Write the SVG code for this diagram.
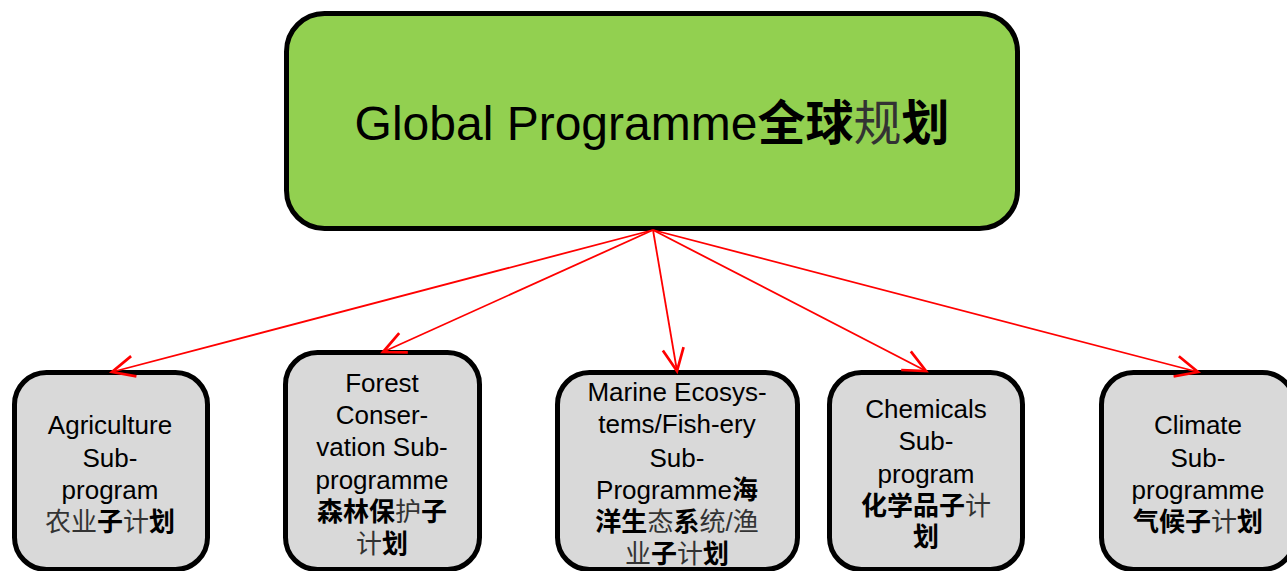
<svg xmlns="http://www.w3.org/2000/svg" width="1287" height="571" viewBox="0 0 1287 571">
<style>
text{font-family:"Liberation Sans","Noto Sans CJK SC",sans-serif;fill:#000;text-anchor:middle}
.sub{font-size:26px}
.title{font-size:48px}
.box{fill:#D9D9D9;stroke:#000;stroke-width:5}
.main{fill:#92D050;stroke:#000;stroke-width:5}
.c{font-weight:bold}
.t{fill:#333333;font-weight:normal}
.edge{stroke:#FF0000;stroke-width:1.8;fill:none;marker-end:url(#arr)}
</style>
<defs>
<marker id="arr" markerUnits="userSpaceOnUse" markerWidth="30" markerHeight="30" refX="0" refY="0" viewBox="-16 -10 20 20" orient="auto" overflow="visible">
<path d="M-15,-7 L0,0 L-15,7" fill="none" stroke="#FF0000" stroke-width="1.8"/>
</marker>
</defs>
<rect width="1287" height="571" fill="#FFFFFF"/>
<g id="global">
<rect class="main" x="286.5" y="13.5" width="731" height="215" rx="38" ry="38"/>
<text class="title" x="652" y="140">Global Programme<tspan class="c">全球</tspan><tspan class="t">规</tspan><tspan class="c">划</tspan></text>
</g>
<g id="agriculture">
<rect class="box" x="14.5" y="372.5" width="193" height="197" rx="32" ry="32"/>
<text class="sub" x="110" y="434">Agriculture</text>
<text class="sub" x="110" y="467">Sub-</text>
<text class="sub" x="110" y="499">program</text>
<text class="sub" x="110" y="531"><tspan class="t">农业</tspan><tspan class="c">子</tspan><tspan class="t">计</tspan><tspan class="c">划</tspan></text>
</g>
<g id="forest">
<rect class="box" x="285.5" y="352.5" width="194" height="217" rx="32" ry="32"/>
<text class="sub" x="382" y="392">Forest</text>
<text class="sub" x="382" y="424">Conser-</text>
<text class="sub" x="382" y="456">vation Sub-</text>
<text class="sub" x="382" y="489">programme</text>
<text class="sub" x="382" y="521"><tspan class="c">森林保</tspan><tspan class="t">护</tspan><tspan class="c">子</tspan></text>
<text class="sub" x="382" y="553"><tspan class="t">计</tspan><tspan class="c">划</tspan></text>
</g>
<g id="marine">
<rect class="box" x="557.5" y="372.5" width="240" height="197" rx="32" ry="32"/>
<text class="sub" x="677" y="401">Marine Ecosys-</text>
<text class="sub" x="677" y="433">tems/Fish-ery</text>
<text class="sub" x="677" y="467">Sub-</text>
<text class="sub" x="677" y="499">Programme<tspan class="c">海</tspan></text>
<text class="sub" x="677" y="531"><tspan class="c">洋生</tspan><tspan class="t">态</tspan><tspan class="c">系</tspan><tspan class="t">统/渔</tspan></text>
<text class="sub" x="677" y="563"><tspan class="t">业</tspan><tspan class="c">子</tspan><tspan class="t">计</tspan><tspan class="c">划</tspan></text>
</g>
<g id="chemicals">
<rect class="box" x="829.5" y="372.5" width="193" height="197" rx="32" ry="32"/>
<text class="sub" x="926" y="418">Chemicals</text>
<text class="sub" x="926" y="450">Sub-</text>
<text class="sub" x="926" y="483">program</text>
<text class="sub" x="926" y="515"><tspan class="c">化学品子</tspan><tspan class="t">计</tspan></text>
<text class="sub" x="926" y="546"><tspan class="c">划</tspan></text>
</g>
<g id="climate">
<rect class="box" x="1101.5" y="372.5" width="193" height="197" rx="32" ry="32"/>
<text class="sub" x="1198" y="434">Climate</text>
<text class="sub" x="1198" y="467">Sub-</text>
<text class="sub" x="1198" y="499">programme</text>
<text class="sub" x="1198" y="531"><tspan class="c">气候子</tspan><tspan class="t">计</tspan><tspan class="c">划</tspan></text>
</g>
<g id="connectors">
<line class="edge" x1="653" y1="230" x2="112" y2="372"/>
<line class="edge" x1="653" y1="230" x2="383" y2="352"/>
<line class="edge" x1="653" y1="230" x2="677" y2="371"/>
<line class="edge" x1="653" y1="230" x2="926" y2="371"/>
<line class="edge" x1="653" y1="230" x2="1198" y2="372"/>
</g>
</svg>
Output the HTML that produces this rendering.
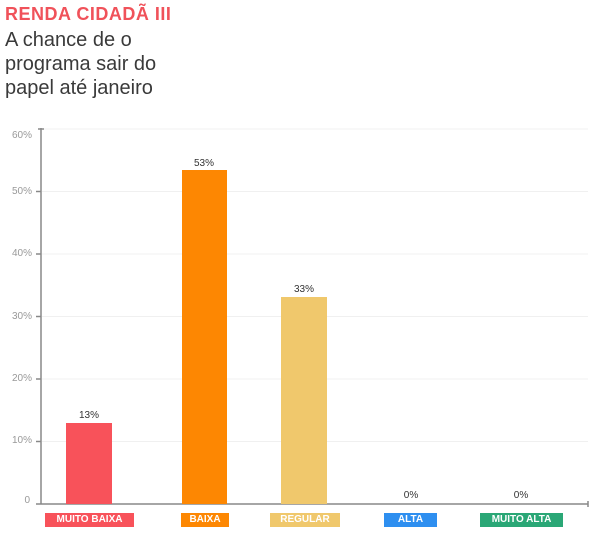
□ □ □
Restate the whole listing above exactly, please, omitting every image.

**THE ANSWER**:
Write the SVG code for this diagram.
<svg xmlns="http://www.w3.org/2000/svg" width="1287" height="571" viewBox="0 0 1287 571">
<style>
text{font-family:"Liberation Sans","Noto Sans CJK SC",sans-serif;fill:#000;text-anchor:middle}
.sub{font-size:26px}
.title{font-size:48px}
.box{fill:#D9D9D9;stroke:#000;stroke-width:5}
.main{fill:#92D050;stroke:#000;stroke-width:5}
.c{font-weight:bold}
.t{fill:#333333;font-weight:normal}
.edge{stroke:#FF0000;stroke-width:1.8;fill:none;marker-end:url(#arr)}
</style>
<defs>
<marker id="arr" markerUnits="userSpaceOnUse" markerWidth="30" markerHeight="30" refX="0" refY="0" viewBox="-16 -10 20 20" orient="auto" overflow="visible">
<path d="M-15,-7 L0,0 L-15,7" fill="none" stroke="#FF0000" stroke-width="1.8"/>
</marker>
</defs>
<rect width="1287" height="571" fill="#FFFFFF"/>
<g id="global">
<rect class="main" x="286.5" y="13.5" width="731" height="215" rx="38" ry="38"/>
<text class="title" x="652" y="140">Global Programme<tspan class="c">全球</tspan><tspan class="t">规</tspan><tspan class="c">划</tspan></text>
</g>
<g id="agriculture">
<rect class="box" x="14.5" y="372.5" width="193" height="197" rx="32" ry="32"/>
<text class="sub" x="110" y="434">Agriculture</text>
<text class="sub" x="110" y="467">Sub-</text>
<text class="sub" x="110" y="499">program</text>
<text class="sub" x="110" y="531"><tspan class="t">农业</tspan><tspan class="c">子</tspan><tspan class="t">计</tspan><tspan class="c">划</tspan></text>
</g>
<g id="forest">
<rect class="box" x="285.5" y="352.5" width="194" height="217" rx="32" ry="32"/>
<text class="sub" x="382" y="392">Forest</text>
<text class="sub" x="382" y="424">Conser-</text>
<text class="sub" x="382" y="456">vation Sub-</text>
<text class="sub" x="382" y="489">programme</text>
<text class="sub" x="382" y="521"><tspan class="c">森林保</tspan><tspan class="t">护</tspan><tspan class="c">子</tspan></text>
<text class="sub" x="382" y="553"><tspan class="t">计</tspan><tspan class="c">划</tspan></text>
</g>
<g id="marine">
<rect class="box" x="557.5" y="372.5" width="240" height="197" rx="32" ry="32"/>
<text class="sub" x="677" y="401">Marine Ecosys-</text>
<text class="sub" x="677" y="433">tems/Fish-ery</text>
<text class="sub" x="677" y="467">Sub-</text>
<text class="sub" x="677" y="499">Programme<tspan class="c">海</tspan></text>
<text class="sub" x="677" y="531"><tspan class="c">洋生</tspan><tspan class="t">态</tspan><tspan class="c">系</tspan><tspan class="t">统/渔</tspan></text>
<text class="sub" x="677" y="563"><tspan class="t">业</tspan><tspan class="c">子</tspan><tspan class="t">计</tspan><tspan class="c">划</tspan></text>
</g>
<g id="chemicals">
<rect class="box" x="829.5" y="372.5" width="193" height="197" rx="32" ry="32"/>
<text class="sub" x="926" y="418">Chemicals</text>
<text class="sub" x="926" y="450">Sub-</text>
<text class="sub" x="926" y="483">program</text>
<text class="sub" x="926" y="515"><tspan class="c">化学品子</tspan><tspan class="t">计</tspan></text>
<text class="sub" x="926" y="546"><tspan class="c">划</tspan></text>
</g>
<g id="climate">
<rect class="box" x="1101.5" y="372.5" width="193" height="197" rx="32" ry="32"/>
<text class="sub" x="1198" y="434">Climate</text>
<text class="sub" x="1198" y="467">Sub-</text>
<text class="sub" x="1198" y="499">programme</text>
<text class="sub" x="1198" y="531"><tspan class="c">气候子</tspan><tspan class="t">计</tspan><tspan class="c">划</tspan></text>
</g>
<g id="connectors">
<line class="edge" x1="653" y1="230" x2="112" y2="372"/>
<line class="edge" x1="653" y1="230" x2="383" y2="352"/>
<line class="edge" x1="653" y1="230" x2="677" y2="371"/>
<line class="edge" x1="653" y1="230" x2="926" y2="371"/>
<line class="edge" x1="653" y1="230" x2="1198" y2="372"/>
</g>
</svg>
Output the HTML that produces this rendering.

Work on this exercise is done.